By Joanna Lehan via photographmag.com
George Dureau’s Black, at Higher Pictures through July 13 is a jewel of an exhibition comprised of only 15 black-and-white prints. Though the artist is in his eighties, and though the photos on view are from the ’70s and ’80s, for many of us, this small show serves as an introduction to Dureau’s work.
Dureau’s most frequent subject is the male body, and his sitters were fellow New Orleanians—friends, neighbors and lovers. Several of these men had the bodies of athletes, some were missing limbs, at least one was a dwarf. Dureau is a master at seeing and rendering the beauty and sensuality of his subjects, regardless of imperfection. While they reflect the adoration and desire of the photographer, the photographs also reflect a sense of self-possession in the subjects, and a true sense of communion with the photographer.

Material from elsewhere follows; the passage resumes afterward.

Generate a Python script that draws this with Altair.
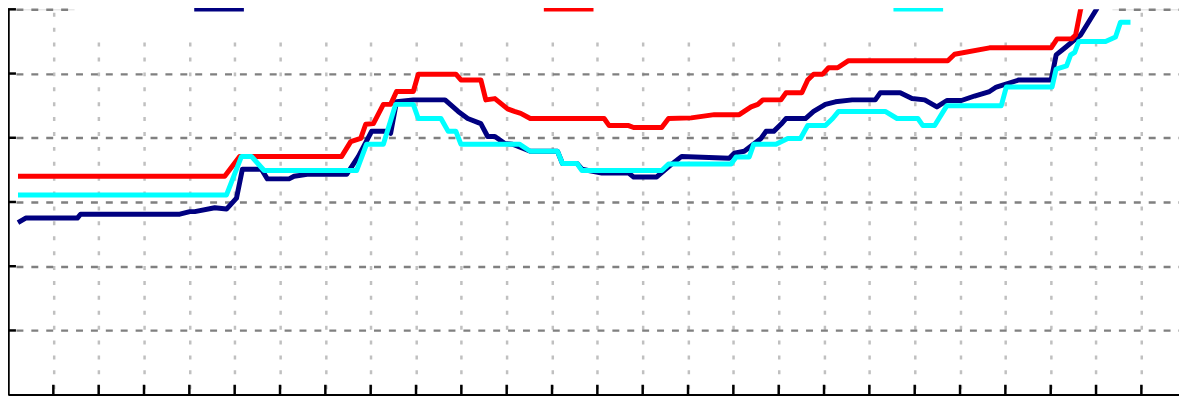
import altair as alt
import pandas as pd

series_names = ["Series 1", "Series 2", "Series 3"]
series_colors = ["#000080", "#ff0000", "#00ffff"]

navy_x = [0.22, 0.39, 1.53, 1.60, 3.79, 4.01, 4.12, 4.56, 4.82, 5.04, 5.17, 5.59, 5.72, 6.20, 6.31, 6.60,
          7.47, 7.73, 8.02, 8.39, 8.44, 8.57, 8.94, 9.64, 9.93, 10.14, 10.43, 10.58, 10.74, 10.96, 11.13,
          11.52, 12.12, 12.23, 12.55, 12.66, 13.10, 13.69, 13.80, 14.31, 14.64, 14.86, 15.91, 16.02, 16.24,
          16.61, 16.72, 16.89, 17.05, 17.16, 17.59, 17.77, 18.03, 18.25, 18.62, 19.13, 19.24, 19.68, 19.94,
          20.22, 20.49, 20.71, 21.03, 21.32, 21.65, 21.80, 22.30, 23.01, 23.12, 23.33, 23.55, 23.66, 24.01, 24.12]
navy_y = [2.68, 2.75, 2.75, 2.81, 2.81, 2.85, 2.85, 2.91, 2.89, 3.06, 3.51, 3.51, 3.36, 3.36, 3.40, 3.43,
          3.43, 3.71, 4.10, 4.10, 4.07, 4.56, 4.59, 4.59, 4.41, 4.30, 4.22, 4.02, 4.02, 3.91, 3.90,
          3.79, 3.79, 3.60, 3.60, 3.51, 3.45, 3.45, 3.39, 3.39, 3.59, 3.71, 3.68, 3.76, 3.79,
          3.99, 4.10, 4.10, 4.21, 4.30, 4.30, 4.41, 4.52, 4.56, 4.59, 4.59, 4.70, 4.70, 4.61,
          4.59, 4.48, 4.58, 4.58, 4.65, 4.72, 4.79, 4.90, 4.90, 5.29, 5.41, 5.54, 5.60, 6.00, 6.19]

red_x = [0.22, 4.78, 5.11, 7.36, 7.56, 7.78, 7.89, 8.06, 8.28, 8.44, 8.57, 8.94, 9.05, 9.88, 9.99, 10.43,
         10.54, 10.74, 11.02, 11.17, 11.31, 11.52, 13.15, 13.26, 13.69, 13.80, 14.42, 14.57, 15.07, 15.58,
         16.13, 16.39, 16.54, 16.65, 17.05, 17.16, 17.51, 17.64, 17.77, 17.97, 18.10, 18.30, 18.54, 20.73,
         20.88, 21.65, 23.01, 23.14, 23.46, 23.55, 23.66, 23.77]
red_y = [3.40, 3.40, 3.71, 3.71, 3.94, 3.99, 4.21, 4.22, 4.52, 4.52, 4.72, 4.72, 4.99, 4.99, 4.90, 4.90,
         4.59, 4.61, 4.45, 4.41, 4.38, 4.30, 4.30, 4.19, 4.19, 4.16, 4.16, 4.30, 4.31, 4.36,
         4.36, 4.48, 4.52, 4.59, 4.59, 4.70, 4.70, 4.90, 4.99, 4.99, 5.09, 5.09, 5.20, 5.20,
         5.30, 5.40, 5.40, 5.54, 5.54, 5.60, 6.00, 6.19]

cyan_x = [0.22, 4.82, 5.15, 5.37, 5.65, 7.69, 7.91, 8.28, 8.55, 8.94, 9.05, 9.55, 9.71, 9.88, 9.99, 11.28,
          11.52, 12.12, 12.23, 12.55, 12.66, 14.42, 14.57, 15.95, 16.06, 16.35, 16.45, 16.94, 17.20, 17.48,
          17.64, 18.03, 18.19, 18.32, 19.35, 19.61, 20.07, 20.18, 20.44, 20.71, 21.91, 22.02, 23.03, 23.12,
          23.35, 23.44, 23.53, 23.62, 24.21, 24.43, 24.54, 24.76]
cyan_y = [3.11, 3.11, 3.71, 3.71, 3.49, 3.49, 3.90, 3.90, 4.52, 4.52, 4.30, 4.30, 4.10, 4.10, 3.90, 3.90,
          3.79, 3.79, 3.60, 3.60, 3.49, 3.49, 3.59, 3.59, 3.70, 3.70, 3.90, 3.90, 3.99, 3.99,
          4.19, 4.19, 4.30, 4.41, 4.41, 4.30, 4.30, 4.19, 4.19, 4.50, 4.50, 4.79, 4.79, 5.07,
          5.12, 5.29, 5.33, 5.50, 5.50, 5.57, 5.80, 5.80]

x_ticks = list(range(1, 26))
y_ticks = [1, 2, 3, 4, 5, 6]

W = 1179
H = 388
X_MAX = 25.83
Y_MAX = 6

rows = []
for name, xs, ys in zip(series_names, [navy_x, red_x, cyan_x], [navy_y, red_y, cyan_y]):
    for i, (a, b) in enumerate(zip(xs, ys)):
        rows.append({"series": name, "x": a, "y": b, "i": i})
df = pd.DataFrame(rows)

xscale = alt.Scale(domain=[0, X_MAX], nice=False, zero=False)
yscale = alt.Scale(domain=[0, Y_MAX], nice=False, zero=False)

panel = alt.Chart(pd.DataFrame({"k": [0]})).mark_rect(color="white").encode(
    x=alt.value(67), x2=alt.value(1112), y=alt.value(-3), y2=alt.value(29)
)

lines = alt.Chart(df).mark_line(strokeWidth=5, clip=True, strokeJoin="round").encode(
    x=alt.X("x:Q", scale=xscale,
            axis=alt.Axis(values=x_ticks, labels=False, ticks=False, title=None,
                          grid=True, gridColor="#c0c0c0", gridDash=[4, 11], gridDashOffset=12,
                          gridWidth=2.5, domainColor="black", domainWidth=2.5)),
    y=alt.Y("y:Q", scale=yscale,
            axis=alt.Axis(values=y_ticks, labels=False, ticks=False, title=None,
                          grid=True, gridColor="#808080", gridDash=[7, 8], gridDashOffset=7,
                          gridWidth=2.5, domainColor="black", domainWidth=2.5)),
    color=alt.Color("series:N",
                    scale=alt.Scale(domain=series_names, range=series_colors),
                    legend=alt.Legend(orient="none", legendX=185, legendY=-28, direction="horizontal",
                                      title=None, symbolType="stroke", symbolSize=2500,
                                      symbolStrokeWidth=5, labelExpr="''", labelFontSize=11,
                                      columnPadding=281, padding=0)),
    order="i:Q",
)

xt = alt.Chart(pd.DataFrame({"t": x_ticks})).mark_rule(color="black", strokeWidth=2.5).encode(
    x=alt.X("t:Q", scale=xscale), y=alt.value(H - 10), y2=alt.value(H)
)
yt = alt.Chart(pd.DataFrame({"t": y_ticks})).mark_rule(color="black", strokeWidth=2.5).encode(
    y=alt.Y("t:Q", scale=yscale), x=alt.value(0), x2=alt.value(8)
)

chart = alt.layer(panel, lines, xt, yt).properties(
    width=W, height=H, padding=0,
    autosize=alt.AutoSizeParams(type="none"),
).configure_view(stroke=None).configure(background="white")

chart.save("out.html", embed_options={"renderer": "svg", "actions": False})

The title that Higher Pictures’ Kim Bourus gave the show makes reference to Robert Mapplethorpe’s Black Book, published in 1986, which inevitably comes to mind when regarding these erotically charged portraits. Though there are varying accounts of their acquaintance, and the degree to which Mapplethorpe may have appropriated some of Dureau’s photographic gestures, it is fact that the two knew each other, and that Mapplethorpe was a fan of Dureau’s portraits, which were shown in New York only once before, in 1981 at Robert Samuel Gallery.
Dureau is a fixture in New Orleans, and known as much for his drawings and paintings of male nudes, which comprise the majority of his oeuvre, and which are always rendered in a classical style, as for his photographs. His photographs have often been described as having a “cult” following, but in point of fact, that following has been primarily gay. Dureau’s only book, New Orleans: 50 Photographs, was published in 1985 by Gay Men’s Press in London. Whatever the admiration or notoriety these photos garnered, up till now it seems they only embraced in terms of identity politics of the ’70s and ’80s—of gay rights, and black power. But these portraits deserve a wider audience. Their unquestionable homoeroticism, like that in the work of Mapplethorpe, is hardly their only value.